Shiraishi-san made a pot of puerh tea and explained to me his brewing and distillation philosophy. Shiraishi Shuzo is a small, very rustic handmade shochu distillery. In addition to the main Tenguzakura brand, Shiraishi-san makes tiny runs of small-batch imo shochu, all using 100% wild yeast fermentations and minimal filtration to highlight the unique terroir expressions of the potatoes and koji rice he's able to procure.

He works with local farmers, highlighting the farms and potato varieties – the choices he makes for fermenting and distilling change based entirely on the materials he gets. The kojimai (koji rice) he uses also changes depending on each farmer. In essence, he's trying to make a completely new shochu with each batch – and not everybody understands that concept! I definitely got the sense that there are two schools of thought – even under the umbrella of rustic handmade shochu, there are more old-school, conservative approaches to shochu-making, and the more experimental side. Like we saw with Yachiyoden, Shiraishi Shuzo does both. The former keeps the lights on and helps to carry on the tradition and legacy of the distillery, affording the brewer the ability to explore the artistic side of the latter.

Shiraishi-san's labeling station. All done by hand.

A batch of labels for a Beniharuka (purple sweet potato) shochu.

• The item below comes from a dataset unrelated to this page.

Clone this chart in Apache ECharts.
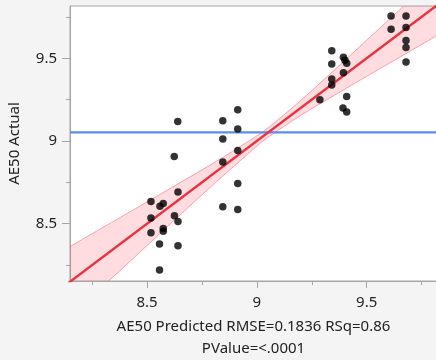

This shochu was undiluted and unfiltered. Insanely tropical and very oily. 

An ex-Laphroaig cask used for barrel-aging Tenguzakura Yaki Imo shochu. If you got to try this when we had it, you are lucky! 

A "taste" pour of the Yaki Imo. Very vegetal! I was getting celery and gobo.

Shiraishi-san receiving an Umami Mart tote bag, and me receiving two bottles of small-batch imo shochu. If you made it to my suitcase event you may have gotten to try a sip or two of these! 

Being on the shochu side of this Japanese drinks business is so fascinating – the amount of shochu that makes it to the U.S. is about 1% of what is readily available and widely consumed throughout Japan. That makes every new expression, every shochu we haven't seen before a new discovery. Another small piece to a huge, seemingly unknowable puzzle. 

When we got the opportunity to carry the Tenguzakura brand, we jumped at the chance. This shochu is made with the utmost care, passion, and obsession, so to be able to share even a sliver of these wild expressions with the ever-growing group of shochu lovers we're proud to call our customers is a privilege I don't take lightly.

I hope everyone gets a chance to experience these mind-bending shochus at some point, and we will try to provide them any chance we get. Be sure to grab Tenguzakura any time we have it, as we get them in very limited quantities. 

Okay, well that is enough out of me for now. Thank you as always for reading, and enjoy shochu!